__Data supplied__:

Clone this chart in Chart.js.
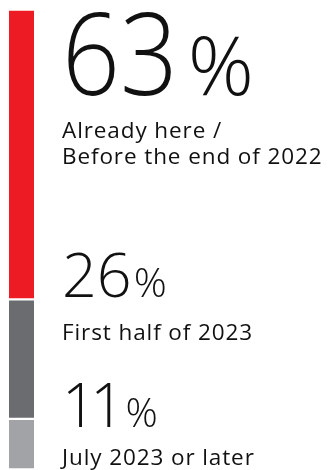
<!DOCTYPE html>
<html>
<head>
<meta charset="utf-8">
<style>
  html, body { margin: 0; padding: 0; background: #ffffff; }
  #wrap { position: relative; width: 329px; height: 470px; }
</style>
<script src="https://cdn.jsdelivr.net/npm/chart.js@4/dist/chart.umd.min.js"></script>
</head>
<body>
<div id="wrap"><canvas id="c" width="329" height="470"></canvas></div>
<script>
// Survey answers, stacked from bottom to top
const categories = ['Timing'];
const segmentLabels = ['July 2023 or later', 'First half of 2023', 'Already here /\nBefore the end of 2022'];
const segmentValues = [11, 26, 63];
const segmentColors = ['#a2a3a6', '#6b6c70', '#ed1c24'];

// Text block for each segment: big percentage, then the caption lines
const textLayout = [
  { numSize: 60, numScale: 1, numSpacing: -6, pctSize: 40, numBase: 427, capSize: 22.5, capBase: 465, pctGap: 1 },
  { numSize: 61, numScale: 1, numSpacing: 0, pctSize: 41, numBase: 297, capSize: 22.5, capBase: 340, pctGap: 2 },
  { numSize: 114, numScale: 0.89, numSpacing: 0, pctSize: 82, numBase: 95, capSize: 22.5, capBase: 137.7, pctGap: 10 }
];
const CAP_SPACING = 0.9;

const FONT = '"Open Sans", "Noto Sans", sans-serif';

// Draws text one glyph at a time with extra tracking; returns the advance
function drawTracked(ctx, text, x, y, spacing, sx) {
  let cx = 0;
  ctx.save();
  ctx.translate(x, y);
  ctx.scale(sx, 1);
  for (const ch of text) {
    ctx.fillText(ch, cx, 0);
    cx += ctx.measureText(ch).width + spacing / sx;
  }
  ctx.restore();
  return (cx - spacing / sx) * sx;
}

const labelPlugin = {
  id: 'segmentText',
  afterDatasetsDraw(chart) {
    const ctx = chart.ctx;
    const x0 = 62;
    ctx.save();
    ctx.fillStyle = '#111111';
    ctx.textAlign = 'left';
    ctx.textBaseline = 'alphabetic';
    segmentValues.forEach((v, i) => {
      const L = textLayout[i];
      const num = String(v);
      ctx.font = '300 ' + L.numSize + 'px ' + FONT;
      const w = drawTracked(ctx, num, x0, L.numBase, L.numSpacing, L.numScale);
      ctx.font = '300 ' + L.pctSize + 'px ' + FONT;
      ctx.fillText('%', x0 + w + L.pctGap, L.numBase);
      ctx.font = '400 ' + L.capSize + 'px ' + FONT;
      const lines = segmentLabels[i].split('\n');
      const lh = 26.6;
      lines.forEach((ln, k) => {
        drawTracked(ctx, ln, x0, L.capBase + k * lh, CAP_SPACING, 1);
      });
    });
    ctx.restore();
  }
};

new Chart(document.getElementById('c'), {
  type: 'bar',
  data: {
    labels: categories,
    datasets: segmentValues.map((v, i) => ({
      label: segmentLabels[i],
      data: [v],
      backgroundColor: segmentColors[i],
      borderColor: '#ffffff',
      borderWidth: { top: 1.5, bottom: 1.5, left: 0, right: 0 },
      borderSkipped: false,
      barPercentage: 1,
      categoryPercentage: 1
    }))
  },
  options: {
    responsive: false,
    animation: false,
    layout: { padding: { left: 9, right: 295, top: 9.5, bottom: 0.5 } },
    plugins: { legend: { display: false }, tooltip: { enabled: false } },
    scales: {
      x: { stacked: true, display: false },
      y: { stacked: true, display: false, min: 0, max: 100 }
    }
  },
  plugins: [labelPlugin]
});
</script>
</body>
</html>
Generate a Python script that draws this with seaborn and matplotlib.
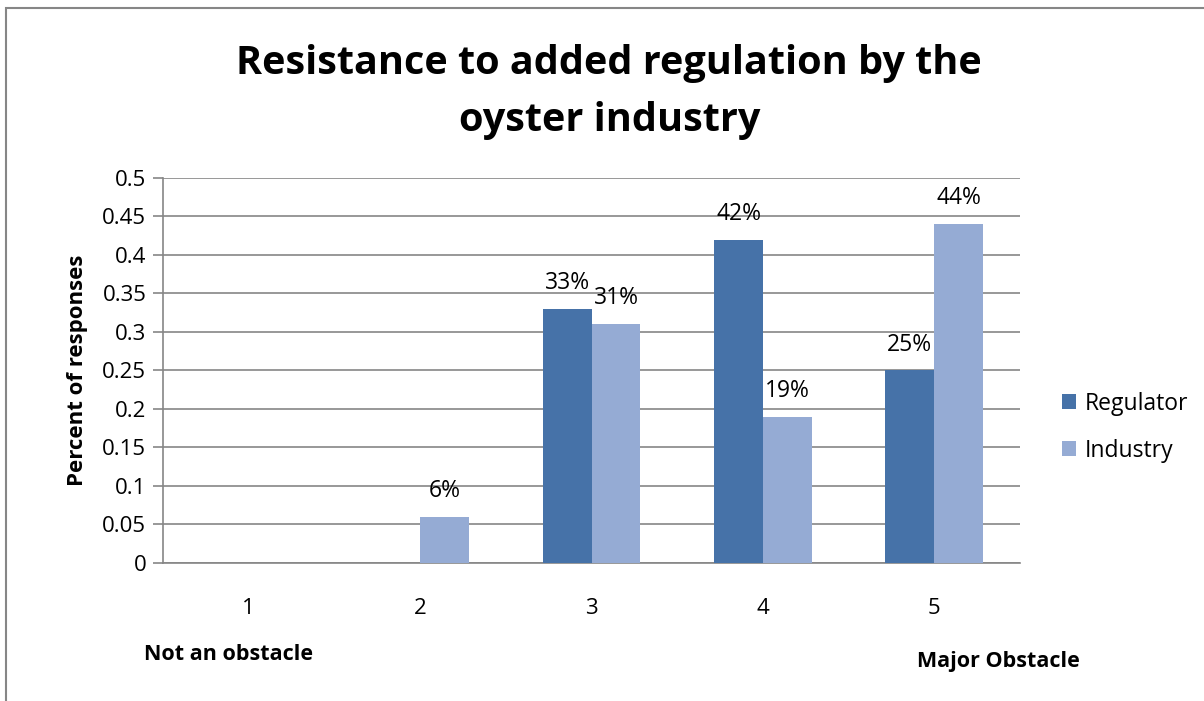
import pandas as pd
import numpy as np
import matplotlib.pyplot as plt
import seaborn as sns
from matplotlib.patches import Rectangle

# data
levels = ['1', '2', '3', '4', '5']
regulator = [0, 0, 0.33, 0.42, 0.25]
industry = [0, 0.06, 0.31, 0.19, 0.44]
groups = ['Regulator', 'Industry']

df = pd.DataFrame({
    'level': levels * 2,
    'share': regulator + industry,
    'group': [groups[0]] * 5 + [groups[1]] * 5,
})

sns.set_style('white')
plt.rcParams['font.family'] = ['Open Sans', 'DejaVu Sans']
plt.rcParams['text.color'] = 'black'
plt.rcParams['xtick.color'] = 'black'
plt.rcParams['ytick.color'] = 'black'
plt.rcParams['axes.labelcolor'] = 'black'

fig = plt.figure(figsize=(12.04, 7.01), dpi=100)
ax = fig.add_axes([0.1354, 0.1969, 0.7118, 0.5492])

sns.barplot(data=df, x='level', y='share', hue='group', ax=ax,
            palette=['#4672A8', '#95ABD4'], width=0.57, saturation=1,
            gap=0, errorbar=None, linewidth=0, zorder=3)

for cont, vals in zip(ax.containers, [regulator, industry]):
    labs = ['' if v == 0 else f'{v*100:.0f}%' for v in vals]
    ax.bar_label(cont, labels=labs, padding=10, fontsize=16.5)

ax.set_ylim(0, 0.5)
ax.set_xlim(-0.5, 4.5)
ax.set_yticks(np.arange(0, 0.501, 0.05))
ax.set_yticklabels(['0', '0.05', '0.1', '0.15', '0.2', '0.25', '0.3', '0.35',
                    '0.4', '0.45', '0.5'])
ax.yaxis.grid(True, color='#868686', linewidth=1.2, zorder=0)
ax.tick_params(axis='y', left=True, length=7, color='#868686', width=1.2,
               labelsize=16, pad=5)
ax.tick_params(axis='x', bottom=False, labelsize=16, pad=22)
for side in ['top', 'right']:
    ax.spines[side].set_visible(False)
for side in ['left', 'bottom']:
    ax.spines[side].set_color('#868686')
    ax.spines[side].set_linewidth(1.2)
ax.set_xlabel('')
ax.set_ylabel('Percent of responses', fontsize=16, fontweight='bold', labelpad=10)

ax.legend(loc='center left', bbox_to_anchor=(1.025, 0.353), frameon=False,
          fontsize=16.5, handlelength=0.6, handleheight=0.6, labelspacing=1.0,
          handletextpad=0.4)

fig.text(0.506, 1 - 92 / 701, 'Resistance to added regulation by the\noyster industry',
         ha='center', va='center', fontsize=28.5, fontweight='bold',
         linespacing=1.6)

fig.text(0.12, 1 - 655 / 701, 'Not an obstacle', fontsize=15.5,
         fontweight='bold', va='center')
fig.text(0.762, 1 - 662 / 701, 'Major Obstacle', fontsize=15.5,
         fontweight='bold', va='center')

fig.patches.append(Rectangle((0.005, -0.02), 1.2, 0.9886 + 0.02,
                             transform=fig.transFigure, fill=False,
                             edgecolor='#868686', linewidth=1.5))

fig.savefig('out.png', dpi=100)
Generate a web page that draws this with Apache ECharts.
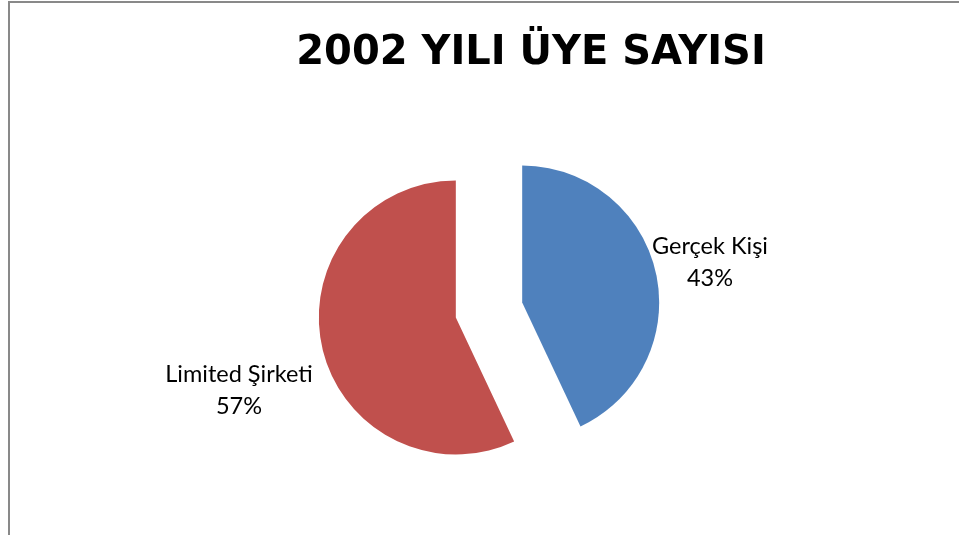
<!DOCTYPE html>
<html>
<head>
<meta charset="utf-8">
<script src="https://cdn.jsdelivr.net/npm/echarts@6/dist/echarts.min.js"></script>
<style>
    html, body { margin: 0; padding: 0; background: #fff; }
    #frame {
        position: absolute; left: 8px; top: 1px; width: 951px; height: 534px;
        border-left: 2px solid #898989; border-top: 2px solid #898989;
        box-sizing: border-box;
    }
    #chart { position: absolute; left: 0; top: 0; width: 959px; height: 535px; }
</style>
</head>
<body>
<div id="frame"></div>
<div id="chart"></div>
<script>
    // 2002 yılı üye sayısı
    var title = '2002 YILI ÜYE SAYISI';
    var categories = ['Gerçek Kişi', 'Limited Şirketi'];
    var values = [43, 57];
    var colors = ['#4f81bd', '#c0504d'];

    // label spots (center of text block)
    var labelSpots = [[710, 262], [239, 390]];

    var chart = echarts.init(document.getElementById('chart'));
    chart.setOption({
        animation: false,
        title: {
            text: title,
            left: 526,
            top: 29,
            textAlign: 'center',
            textStyle: {
                fontFamily: 'DejaVu Sans',
                fontWeight: 'bold',
                fontSize: 40,
                color: '#000'
            }
        },
        graphic: categories.map(function (c, i) {
            return {
                type: 'text',
                x: labelSpots[i][0],
                y: labelSpots[i][1],
                silent: true,
                style: {
                    text: c + '\n' + values[i] + '%',
                    align: 'center',
                    verticalAlign: 'middle',
                    fontFamily: 'Lato',
                    fontSize: 23.5,
                    lineHeight: 32,
                    fill: '#000'
                }
            };
        }),
        series: [{
            type: 'pie',
            center: [489, 310],
            radius: 137,
            startAngle: 90,
            clockwise: true,
            selectedMode: 'multiple',
            selectedOffset: 34,
            emphasis: { disabled: true },
            label: { show: false },
            labelLine: { show: false },
            data: categories.map(function (c, i) {
                return { name: c, value: values[i], selected: true, itemStyle: { color: colors[i] } };
            })
        }]
    });
</script>
</body>
</html>
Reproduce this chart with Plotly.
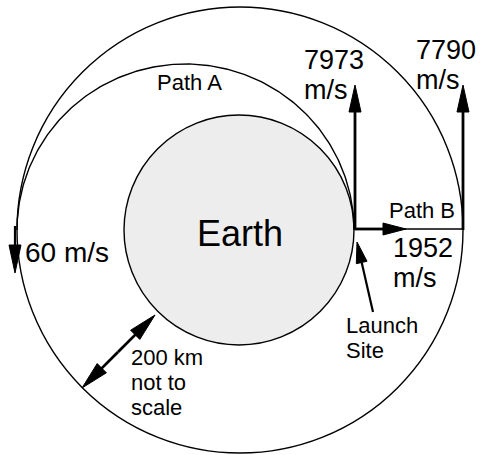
import numpy as np
import plotly.graph_objects as go

# ---- diagram values (pixel-like data units, y grows downward) ----
earth_center = [239, 230]
earth_radius = 115
orbit_radius = 223
orbit_center = [240, 230]
pathA_center = [185.5, 230]
pathA_axes = [168.5, 166]

velocity_labels = ["7973", "7790", "1952", "60 m/s"]
# arrows: [x_tail, y_tail, x_tip, y_tip, head_len, head_w]
arrow_7973 = [355, 230, 355, 85, 27, 12]
arrow_7790 = [463, 230, 463, 85, 27, 12]
arrow_1952 = [355, 229, 406, 229, 23, 12]
arrow_60 = [15, 226, 15, 273, 28, 12]
arrow_launch = [373, 312, 357, 242, 21, 11]
arrow_200a = [118, 352, 155, 315, 28, 13]
arrow_200b = [118, 352, 82, 388, 28, 13]
pathB_line = [355, 229, 463, 229]

# text labels: [text, x, baseline_y, size, anchor]
labels = [
    ["Path A", 189, 90, 22, "center"],
    ["7973", 303, 69, 27, "left"],
    ["m/s", 303, 99, 27, "left"],
    ["7790", 415, 59, 27, "left"],
    ["m/s", 415, 89, 27, "left"],
    ["Path B", 388, 218, 22, "left"],
    ["1952", 392, 257, 27, "left"],
    ["m/s", 392, 287, 27, "left"],
    ["60 m/s", 24, 262, 28, "left"],
    ["Earth", 239.5, 246, 36, "center"],
    ["200 km", 130, 365, 22, "left"],
    ["not to", 130, 390, 22, "left"],
    ["scale", 130, 415, 22, "left"],
    ["Launch", 345, 333, 22, "left"],
    ["Site", 345, 358, 22, "left"],
]

fig = go.Figure()

# Path A (upper half of transfer ellipse)
t = np.linspace(0, np.pi, 200)
fig.add_trace(go.Scatter(
    x=pathA_center[0] + pathA_axes[0] * np.cos(t),
    y=pathA_center[1] - pathA_axes[1] * np.sin(t),
    mode="lines", line=dict(color="black", width=1.4),
    hoverinfo="skip", showlegend=False))

shapes = []
# outer orbit
shapes.append(dict(type="circle", xref="x", yref="y",
                   x0=orbit_center[0] - orbit_radius, x1=orbit_center[0] + orbit_radius,
                   y0=orbit_center[1] - orbit_radius, y1=orbit_center[1] + orbit_radius,
                   line=dict(color="black", width=1.4), layer="below"))
# earth
shapes.append(dict(type="circle", xref="x", yref="y",
                   x0=earth_center[0] - earth_radius, x1=earth_center[0] + earth_radius,
                   y0=earth_center[1] - earth_radius, y1=earth_center[1] + earth_radius,
                   fillcolor="#ededed", line=dict(color="black", width=1.4), layer="below"))
# path B thin line
shapes.append(dict(type="line", xref="x", yref="y",
                   x0=pathB_line[0], y0=pathB_line[1], x1=pathB_line[2], y1=pathB_line[3],
                   line=dict(color="black", width=1.6)))


def arrow(a, width=2.8, shaft=True):
    x0, y0, x1, y1, hl, hw = a
    dx, dy = x1 - x0, y1 - y0
    L = (dx * dx + dy * dy) ** 0.5
    ux, uy = dx / L, dy / L
    px, py = -uy, ux
    bx, by = x1 - ux * hl, y1 - uy * hl
    if shaft:
        shapes.append(dict(type="line", xref="x", yref="y", x0=x0, y0=y0,
                           x1=bx + ux * 2, y1=by + uy * 2,
                           line=dict(color="black", width=width)))
    p = "M{:.2f},{:.2f} L{:.2f},{:.2f} L{:.2f},{:.2f} Z".format(
        x1, y1, bx + px * hw / 2, by + py * hw / 2, bx - px * hw / 2, by - py * hw / 2)
    shapes.append(dict(type="path", xref="x", yref="y", path=p,
                       fillcolor="black", line=dict(color="black", width=1)))


arrow(arrow_7973)
arrow(arrow_7790)
arrow(arrow_1952)
arrow(arrow_60, width=2.2)
arrow(arrow_launch, width=2.2)
arrow(arrow_200a)
arrow(arrow_200b)

annotations = []
for txt, x, base, size, anchor in labels:
    annotations.append(dict(
        text=txt, x=x, y=base - 0.35 * size, xref="x", yref="y",
        xanchor=anchor, yanchor="middle", showarrow=False,
        font=dict(family="Liberation Sans, Arial, Helvetica, sans-serif", size=size, color="black"),
        borderpad=0))

fig.update_layout(
    width=480, height=455,
    margin=dict(l=0, r=0, t=0, b=0),
    paper_bgcolor="white", plot_bgcolor="white",
    xaxis=dict(range=[0, 480], visible=False, fixedrange=True),
    yaxis=dict(range=[455, 0], visible=False, fixedrange=True),
    shapes=shapes, annotations=annotations, showlegend=False,
)

fig.write_html("out.html", config={"displayModeBar": False},
               post_script="document.body.style.margin='0';document.body.style.overflow='hidden';")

__Written problem__: The material above holds pictures; leave them out. Repeat exactly the lines from the one containing "Reproduce this chart with Plotly." through the one containing "fig = go.Figure()", and nothing else.

__Response__:
Reproduce this chart with Plotly.
import numpy as np
import plotly.graph_objects as go

# ---- diagram values (pixel-like data units, y grows downward) ----
earth_center = [239, 230]
earth_radius = 115
orbit_radius = 223
orbit_center = [240, 230]
pathA_center = [185.5, 230]
pathA_axes = [168.5, 166]

velocity_labels = ["7973", "7790", "1952", "60 m/s"]
# arrows: [x_tail, y_tail, x_tip, y_tip, head_len, head_w]
arrow_7973 = [355, 230, 355, 85, 27, 12]
arrow_7790 = [463, 230, 463, 85, 27, 12]
arrow_1952 = [355, 229, 406, 229, 23, 12]
arrow_60 = [15, 226, 15, 273, 28, 12]
arrow_launch = [373, 312, 357, 242, 21, 11]
arrow_200a = [118, 352, 155, 315, 28, 13]
arrow_200b = [118, 352, 82, 388, 28, 13]
pathB_line = [355, 229, 463, 229]

# text labels: [text, x, baseline_y, size, anchor]
labels = [
    ["Path A", 189, 90, 22, "center"],
    ["7973", 303, 69, 27, "left"],
    ["m/s", 303, 99, 27, "left"],
    ["7790", 415, 59, 27, "left"],
    ["m/s", 415, 89, 27, "left"],
    ["Path B", 388, 218, 22, "left"],
    ["1952", 392, 257, 27, "left"],
    ["m/s", 392, 287, 27, "left"],
    ["60 m/s", 24, 262, 28, "left"],
    ["Earth", 239.5, 246, 36, "center"],
    ["200 km", 130, 365, 22, "left"],
    ["not to", 130, 390, 22, "left"],
    ["scale", 130, 415, 22, "left"],
    ["Launch", 345, 333, 22, "left"],
    ["Site", 345, 358, 22, "left"],
]

fig = go.Figure()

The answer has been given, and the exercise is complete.